- _AIM OF THE TASK_
Reproduce every line of the listing as written, apart from the pictures.
## start DATA
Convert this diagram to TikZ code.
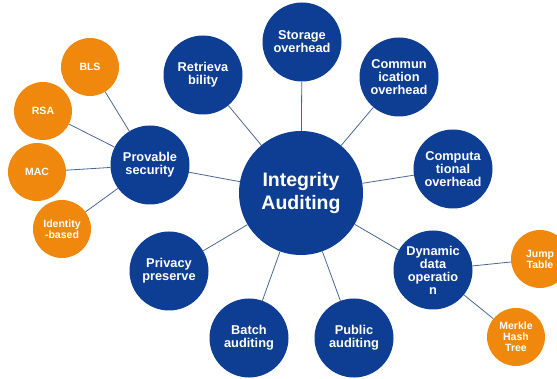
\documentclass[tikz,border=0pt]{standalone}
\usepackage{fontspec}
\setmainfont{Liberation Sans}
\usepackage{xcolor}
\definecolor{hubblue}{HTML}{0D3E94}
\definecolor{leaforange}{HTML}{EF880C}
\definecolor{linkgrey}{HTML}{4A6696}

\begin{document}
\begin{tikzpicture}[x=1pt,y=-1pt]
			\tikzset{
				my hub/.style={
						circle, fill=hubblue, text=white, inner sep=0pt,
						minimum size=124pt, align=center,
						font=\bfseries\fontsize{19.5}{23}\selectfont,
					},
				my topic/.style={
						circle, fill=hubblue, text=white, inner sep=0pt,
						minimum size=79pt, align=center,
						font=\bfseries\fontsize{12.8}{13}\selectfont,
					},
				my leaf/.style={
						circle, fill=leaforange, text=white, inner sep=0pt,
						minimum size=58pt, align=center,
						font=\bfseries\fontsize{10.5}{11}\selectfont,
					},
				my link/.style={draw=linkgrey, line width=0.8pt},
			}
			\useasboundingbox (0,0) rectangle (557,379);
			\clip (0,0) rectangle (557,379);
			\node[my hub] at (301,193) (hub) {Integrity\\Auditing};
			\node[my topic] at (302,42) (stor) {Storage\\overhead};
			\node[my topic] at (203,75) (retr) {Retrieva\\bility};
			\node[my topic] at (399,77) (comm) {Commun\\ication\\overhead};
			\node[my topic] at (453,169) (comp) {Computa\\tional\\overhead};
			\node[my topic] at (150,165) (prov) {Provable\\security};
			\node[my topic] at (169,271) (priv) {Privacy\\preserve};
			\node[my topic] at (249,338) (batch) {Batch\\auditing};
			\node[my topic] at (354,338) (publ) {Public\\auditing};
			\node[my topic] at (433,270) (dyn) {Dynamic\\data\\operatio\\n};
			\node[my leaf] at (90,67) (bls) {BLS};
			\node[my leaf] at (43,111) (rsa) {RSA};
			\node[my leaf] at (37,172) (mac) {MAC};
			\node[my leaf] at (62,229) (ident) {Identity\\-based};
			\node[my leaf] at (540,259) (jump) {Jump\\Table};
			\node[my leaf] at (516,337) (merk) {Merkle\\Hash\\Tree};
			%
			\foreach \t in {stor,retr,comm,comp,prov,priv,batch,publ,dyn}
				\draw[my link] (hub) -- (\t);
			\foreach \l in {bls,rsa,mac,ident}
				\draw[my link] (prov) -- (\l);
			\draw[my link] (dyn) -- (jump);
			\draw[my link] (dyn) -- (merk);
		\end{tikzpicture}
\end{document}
## end DATA
- _RESULT BELOW_
Convert this diagram to TikZ code.
\documentclass[tikz,border=0pt]{standalone}
\usepackage{fontspec}
\setmainfont{Liberation Sans}
\usepackage{xcolor}
\definecolor{hubblue}{HTML}{0D3E94}
\definecolor{leaforange}{HTML}{EF880C}
\definecolor{linkgrey}{HTML}{4A6696}

\begin{document}
\begin{tikzpicture}[x=1pt,y=-1pt]
			\tikzset{
				my hub/.style={
						circle, fill=hubblue, text=white, inner sep=0pt,
						minimum size=124pt, align=center,
						font=\bfseries\fontsize{19.5}{23}\selectfont,
					},
				my topic/.style={
						circle, fill=hubblue, text=white, inner sep=0pt,
						minimum size=79pt, align=center,
						font=\bfseries\fontsize{12.8}{13}\selectfont,
					},
				my leaf/.style={
						circle, fill=leaforange, text=white, inner sep=0pt,
						minimum size=58pt, align=center,
						font=\bfseries\fontsize{10.5}{11}\selectfont,
					},
				my link/.style={draw=linkgrey, line width=0.8pt},
			}
			\useasboundingbox (0,0) rectangle (557,379);
			\clip (0,0) rectangle (557,379);
			\node[my hub] at (301,193) (hub) {Integrity\\Auditing};
			\node[my topic] at (302,42) (stor) {Storage\\overhead};
			\node[my topic] at (203,75) (retr) {Retrieva\\bility};
			\node[my topic] at (399,77) (comm) {Commun\\ication\\overhead};
			\node[my topic] at (453,169) (comp) {Computa\\tional\\overhead};
			\node[my topic] at (150,165) (prov) {Provable\\security};
			\node[my topic] at (169,271) (priv) {Privacy\\preserve};
			\node[my topic] at (249,338) (batch) {Batch\\auditing};
			\node[my topic] at (354,338) (publ) {Public\\auditing};
			\node[my topic] at (433,270) (dyn) {Dynamic\\data\\operatio\\n};
			\node[my leaf] at (90,67) (bls) {BLS};
			\node[my leaf] at (43,111) (rsa) {RSA};
			\node[my leaf] at (37,172) (mac) {MAC};
			\node[my leaf] at (62,229) (ident) {Identity\\-based};
			\node[my leaf] at (540,259) (jump) {Jump\\Table};
			\node[my leaf] at (516,337) (merk) {Merkle\\Hash\\Tree};
			%
			\foreach \t in {stor,retr,comm,comp,prov,priv,batch,publ,dyn}
				\draw[my link] (hub) -- (\t);
			\foreach \l in {bls,rsa,mac,ident}
				\draw[my link] (prov) -- (\l);
			\draw[my link] (dyn) -- (jump);
			\draw[my link] (dyn) -- (merk);
		\end{tikzpicture}
\end{document}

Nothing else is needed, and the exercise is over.